In 2010, Congress passed and President Obama signed the Fair Sentencing Act, which reduced the disparity in sentences for crack vs powder cocaine from 100-1 to 18-1. In 2012, the Supreme Court ruled that the new sentencing guidelines applied to cases where the defendant had been convicted before that law was passed but not yet sentenced. Now the 6th Circuit Court of Appeals has ruled that those sentenced under the old rules must have their sentences reduced as well. The court said:
The old 100-to-1 crack cocaine ratio has led to the mass incarceration of thousands of nonviolent prisoners under a law widely acknowledged as racially discriminatory. There were approximately 30,000 federal prisoners (about 15 percent of all federal prisoners) serving crack cocaine sentences in 2011. Thousands of these prisoners are incarcerated for life or for 20, 10, or 5 years under mandatory minimum crack cocaine sentences imposed prior to the passage of the Fair Sentencing Act. More than 80 percent of federal prisoners serving crack cocaine sentences are black. In fiscal year 2010, before the passage of the Fair Sentencing Act, almost 4,000 defendants, mainly black, received mandatory minimum sentences for crack cocaine. […]

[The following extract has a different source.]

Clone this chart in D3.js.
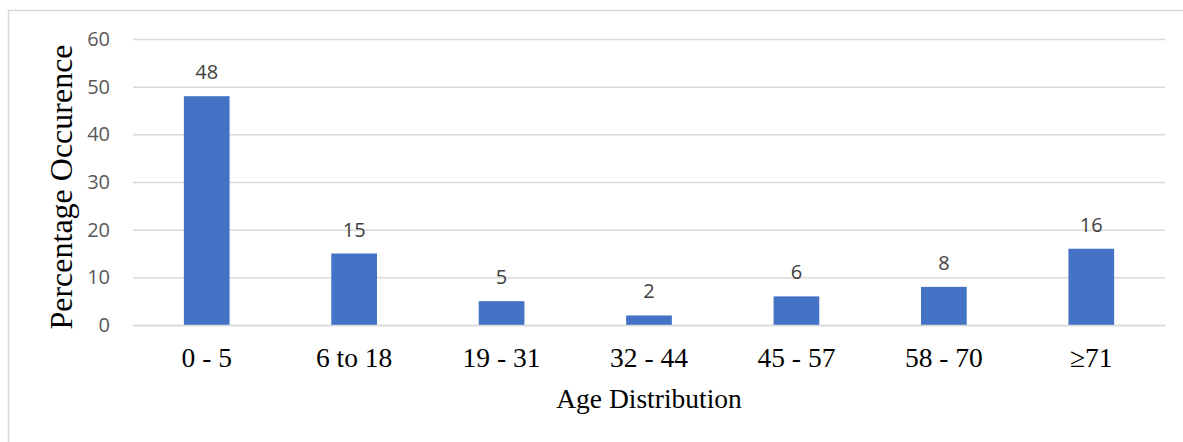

The Fair Sentencing Act was a step forward, but it did not finish the job. The racial discrimination continues by virtue of a web of statutes, sentencing guidelines, and court cases that maintain the harsh provisions for those defendants sentenced before the Fair Sentencing Act. If we continue now with a construction of the statute that perpetuates the discrimination, there is no longer any defense that the discrimination is unintentional. The discriminatory nature of the old sentencing regime is so obvious that it cannot seriously be argued that race does not play a role in the failure to retroactively apply the Fair Sentencing Act. A “disparate impact” case now becomes an intentional subjugation or discriminatory purpose case. Like slavery and Jim Crow laws, the intentional maintenance of discriminatory sentences is a denial of equal protection.
This ruling does not automatically commute the sentences imposed prior to 2010, but it does provide the basis for a new sentencing hearing to bring the sentence in line with the new guidelines. The blatantly racist nature of crack prosecutions (usually in federal court, where the sentences are longer than most state courts) is undeniable. In one California district, of more than 2000 cases of crack prosecutions in federal court, not a single defendant was white.